Beyond this, however, there are perhaps more difficult concerns over the ability of the candidate countries to avoid corruption, protect against espionage and accomplishing bureaucratic reforms. For the Baltic states there were even more demands: the position of the Russian minority and even Baltic participation in the Holocaust were all points of discussion with NATO.

A telling point here was that in the week before the NATO summit in Prague, the press reported (from undisclosed or shadowy sources) that the U.S. defence establishment was not happy with the security risks that countries such as Latvia presented for secret NATO information. In their view, corruption, the lack of checking of officials’ past credentials and generally lax security meant these countries could not be trusted with NATO information.
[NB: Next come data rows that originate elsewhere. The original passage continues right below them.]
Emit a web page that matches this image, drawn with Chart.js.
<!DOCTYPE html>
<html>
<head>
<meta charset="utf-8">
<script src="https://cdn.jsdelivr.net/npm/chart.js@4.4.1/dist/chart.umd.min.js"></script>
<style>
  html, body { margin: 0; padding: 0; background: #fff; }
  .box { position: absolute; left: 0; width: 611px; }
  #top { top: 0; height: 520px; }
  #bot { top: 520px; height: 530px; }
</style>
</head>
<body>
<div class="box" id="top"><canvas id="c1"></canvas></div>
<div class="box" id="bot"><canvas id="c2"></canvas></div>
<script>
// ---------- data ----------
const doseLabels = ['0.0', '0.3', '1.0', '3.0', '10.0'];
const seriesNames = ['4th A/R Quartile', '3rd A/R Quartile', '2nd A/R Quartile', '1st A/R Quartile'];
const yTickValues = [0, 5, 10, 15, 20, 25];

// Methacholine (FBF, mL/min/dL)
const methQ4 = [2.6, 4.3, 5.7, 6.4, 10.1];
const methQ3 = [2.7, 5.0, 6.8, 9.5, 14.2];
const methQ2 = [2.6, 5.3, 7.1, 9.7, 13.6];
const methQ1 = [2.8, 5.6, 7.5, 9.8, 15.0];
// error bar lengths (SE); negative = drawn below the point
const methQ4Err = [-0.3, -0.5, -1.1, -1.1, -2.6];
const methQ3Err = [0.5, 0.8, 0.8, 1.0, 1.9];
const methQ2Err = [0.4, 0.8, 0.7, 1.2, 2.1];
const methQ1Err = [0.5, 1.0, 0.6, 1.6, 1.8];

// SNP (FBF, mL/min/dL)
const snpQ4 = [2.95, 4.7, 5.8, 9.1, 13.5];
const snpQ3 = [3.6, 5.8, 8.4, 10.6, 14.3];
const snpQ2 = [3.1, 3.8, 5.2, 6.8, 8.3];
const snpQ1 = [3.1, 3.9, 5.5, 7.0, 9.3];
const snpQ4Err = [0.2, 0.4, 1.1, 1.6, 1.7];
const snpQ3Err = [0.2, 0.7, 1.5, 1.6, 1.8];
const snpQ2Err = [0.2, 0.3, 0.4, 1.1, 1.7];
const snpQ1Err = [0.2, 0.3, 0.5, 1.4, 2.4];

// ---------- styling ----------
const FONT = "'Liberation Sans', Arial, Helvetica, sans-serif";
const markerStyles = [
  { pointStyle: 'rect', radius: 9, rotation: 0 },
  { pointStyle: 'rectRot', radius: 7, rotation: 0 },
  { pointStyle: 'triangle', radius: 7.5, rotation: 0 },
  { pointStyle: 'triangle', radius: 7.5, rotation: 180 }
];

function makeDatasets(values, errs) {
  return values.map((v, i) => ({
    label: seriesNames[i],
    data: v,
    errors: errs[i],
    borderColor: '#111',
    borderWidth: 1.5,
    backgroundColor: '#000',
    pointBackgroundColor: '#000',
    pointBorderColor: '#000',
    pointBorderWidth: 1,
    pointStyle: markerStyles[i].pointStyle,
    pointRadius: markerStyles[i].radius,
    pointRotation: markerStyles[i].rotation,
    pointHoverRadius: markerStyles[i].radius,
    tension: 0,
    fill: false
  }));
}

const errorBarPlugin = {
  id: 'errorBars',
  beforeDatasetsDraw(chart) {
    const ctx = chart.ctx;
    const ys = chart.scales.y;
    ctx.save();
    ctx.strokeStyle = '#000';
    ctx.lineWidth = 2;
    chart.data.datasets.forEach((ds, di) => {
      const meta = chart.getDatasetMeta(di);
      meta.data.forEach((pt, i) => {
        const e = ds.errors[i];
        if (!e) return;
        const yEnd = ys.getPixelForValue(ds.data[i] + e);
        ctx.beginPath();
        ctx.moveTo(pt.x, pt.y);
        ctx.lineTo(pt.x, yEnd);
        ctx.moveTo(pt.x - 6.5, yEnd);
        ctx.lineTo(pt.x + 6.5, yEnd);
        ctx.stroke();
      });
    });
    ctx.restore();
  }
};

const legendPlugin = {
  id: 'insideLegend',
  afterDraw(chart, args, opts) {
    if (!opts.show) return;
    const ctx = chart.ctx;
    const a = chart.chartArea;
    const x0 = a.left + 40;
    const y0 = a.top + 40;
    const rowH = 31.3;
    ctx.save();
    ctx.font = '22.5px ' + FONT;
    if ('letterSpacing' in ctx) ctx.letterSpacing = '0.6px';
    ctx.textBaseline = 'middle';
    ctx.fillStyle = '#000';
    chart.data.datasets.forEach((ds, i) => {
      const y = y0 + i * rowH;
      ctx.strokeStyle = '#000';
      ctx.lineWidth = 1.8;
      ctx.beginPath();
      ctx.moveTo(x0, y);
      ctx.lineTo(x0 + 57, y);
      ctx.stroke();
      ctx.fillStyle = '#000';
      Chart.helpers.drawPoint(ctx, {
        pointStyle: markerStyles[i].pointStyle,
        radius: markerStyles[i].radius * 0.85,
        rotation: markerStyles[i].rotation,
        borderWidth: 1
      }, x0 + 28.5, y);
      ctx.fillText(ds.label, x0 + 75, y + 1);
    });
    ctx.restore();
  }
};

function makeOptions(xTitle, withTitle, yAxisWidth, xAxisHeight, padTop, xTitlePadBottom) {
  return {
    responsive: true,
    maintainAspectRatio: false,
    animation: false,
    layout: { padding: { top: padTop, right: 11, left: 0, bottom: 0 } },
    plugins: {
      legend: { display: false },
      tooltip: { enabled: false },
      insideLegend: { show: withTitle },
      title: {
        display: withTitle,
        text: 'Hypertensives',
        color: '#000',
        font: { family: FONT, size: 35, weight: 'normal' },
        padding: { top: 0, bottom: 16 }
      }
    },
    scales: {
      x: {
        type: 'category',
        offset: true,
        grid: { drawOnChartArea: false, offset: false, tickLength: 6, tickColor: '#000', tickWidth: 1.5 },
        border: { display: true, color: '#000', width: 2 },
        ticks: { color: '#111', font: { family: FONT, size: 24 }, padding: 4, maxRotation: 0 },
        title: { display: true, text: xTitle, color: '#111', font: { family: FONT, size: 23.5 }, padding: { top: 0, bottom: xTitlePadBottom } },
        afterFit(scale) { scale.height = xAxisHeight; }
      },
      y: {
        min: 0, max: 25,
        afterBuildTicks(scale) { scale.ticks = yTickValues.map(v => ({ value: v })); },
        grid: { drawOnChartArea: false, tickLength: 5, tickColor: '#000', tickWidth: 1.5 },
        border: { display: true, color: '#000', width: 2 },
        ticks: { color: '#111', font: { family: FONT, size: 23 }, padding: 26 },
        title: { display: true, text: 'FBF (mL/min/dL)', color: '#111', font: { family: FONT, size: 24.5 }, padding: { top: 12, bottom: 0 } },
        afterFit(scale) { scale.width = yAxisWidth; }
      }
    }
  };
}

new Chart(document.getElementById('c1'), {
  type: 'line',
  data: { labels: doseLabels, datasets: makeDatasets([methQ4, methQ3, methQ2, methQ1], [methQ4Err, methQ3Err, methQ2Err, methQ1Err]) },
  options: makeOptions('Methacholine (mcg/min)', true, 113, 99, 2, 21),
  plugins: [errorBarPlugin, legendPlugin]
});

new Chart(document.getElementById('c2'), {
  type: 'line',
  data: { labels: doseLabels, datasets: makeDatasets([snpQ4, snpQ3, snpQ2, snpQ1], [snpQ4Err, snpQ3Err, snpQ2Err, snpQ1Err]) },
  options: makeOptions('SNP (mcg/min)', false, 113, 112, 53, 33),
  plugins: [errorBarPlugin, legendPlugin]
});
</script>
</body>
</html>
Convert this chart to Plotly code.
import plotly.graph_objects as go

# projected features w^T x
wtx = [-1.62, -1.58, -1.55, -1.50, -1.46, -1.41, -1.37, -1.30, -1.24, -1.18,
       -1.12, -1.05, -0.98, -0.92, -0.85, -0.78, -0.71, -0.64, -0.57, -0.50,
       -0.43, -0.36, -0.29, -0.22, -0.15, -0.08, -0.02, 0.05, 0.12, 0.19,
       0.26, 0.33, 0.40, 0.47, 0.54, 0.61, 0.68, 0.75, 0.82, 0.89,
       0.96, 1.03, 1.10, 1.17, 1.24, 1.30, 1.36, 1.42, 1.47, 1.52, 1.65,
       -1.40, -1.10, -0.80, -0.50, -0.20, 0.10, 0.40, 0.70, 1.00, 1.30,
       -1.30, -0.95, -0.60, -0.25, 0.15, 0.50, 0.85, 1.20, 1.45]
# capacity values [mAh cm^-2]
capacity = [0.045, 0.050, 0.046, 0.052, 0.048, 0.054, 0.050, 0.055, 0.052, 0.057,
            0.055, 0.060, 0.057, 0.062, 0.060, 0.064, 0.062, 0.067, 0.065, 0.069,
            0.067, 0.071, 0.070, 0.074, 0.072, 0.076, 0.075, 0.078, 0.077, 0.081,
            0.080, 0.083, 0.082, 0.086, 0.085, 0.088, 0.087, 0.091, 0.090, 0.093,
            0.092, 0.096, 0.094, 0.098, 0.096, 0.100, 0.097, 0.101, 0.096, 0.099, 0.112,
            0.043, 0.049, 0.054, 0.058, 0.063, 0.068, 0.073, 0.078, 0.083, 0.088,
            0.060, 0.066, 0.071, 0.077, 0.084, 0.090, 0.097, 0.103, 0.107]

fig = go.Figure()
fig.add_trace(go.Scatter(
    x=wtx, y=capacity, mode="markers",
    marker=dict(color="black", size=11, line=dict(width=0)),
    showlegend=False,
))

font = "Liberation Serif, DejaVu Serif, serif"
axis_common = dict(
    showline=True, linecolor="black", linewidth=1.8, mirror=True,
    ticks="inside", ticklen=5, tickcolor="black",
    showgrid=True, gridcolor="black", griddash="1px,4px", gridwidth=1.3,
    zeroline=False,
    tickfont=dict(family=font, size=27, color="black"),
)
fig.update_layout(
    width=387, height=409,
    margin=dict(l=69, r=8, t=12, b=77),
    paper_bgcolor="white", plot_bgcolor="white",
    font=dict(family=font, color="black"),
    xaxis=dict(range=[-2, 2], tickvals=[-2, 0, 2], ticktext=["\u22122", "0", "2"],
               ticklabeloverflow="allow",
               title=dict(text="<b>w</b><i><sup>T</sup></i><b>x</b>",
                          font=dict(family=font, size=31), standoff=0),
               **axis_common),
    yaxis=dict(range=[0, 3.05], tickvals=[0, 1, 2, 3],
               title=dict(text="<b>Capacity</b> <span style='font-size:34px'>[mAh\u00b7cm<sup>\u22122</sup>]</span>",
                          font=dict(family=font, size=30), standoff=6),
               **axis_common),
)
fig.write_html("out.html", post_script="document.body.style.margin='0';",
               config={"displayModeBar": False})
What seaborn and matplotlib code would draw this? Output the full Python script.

Despite already several years of discussion and painstakingly detailed visits and inspections, this deliberate leak seems to have been timed precisely to keep candidate countries such as Latvia off-balance in the lead-up to the summit.

Latvia’s outgoing Foreign Minister Indulis Bērziņš fumed that these accusations were malicious and had never been raised formally with the Latvian government. This is an almost predictable sequence of events now in Eastern European politics: whenever progress seems to be made towards a particular outcome, last-minute doubts are raised (often from oblique sources) that particularly point to possible corruption or weakness to undermine the efforts. As it turned out, this behind the scenes criticism of certain countries was finally put to rest by U.S. Defense Secretary Donald Rumsfeld, who urged all candidate countries to institute the necessary reforms in their infrastructure that would enable them to be trusted with all NATO secrets.

Joining NATO is certainly one step forward for Latvia, but the road to security is still full of traps and dangers.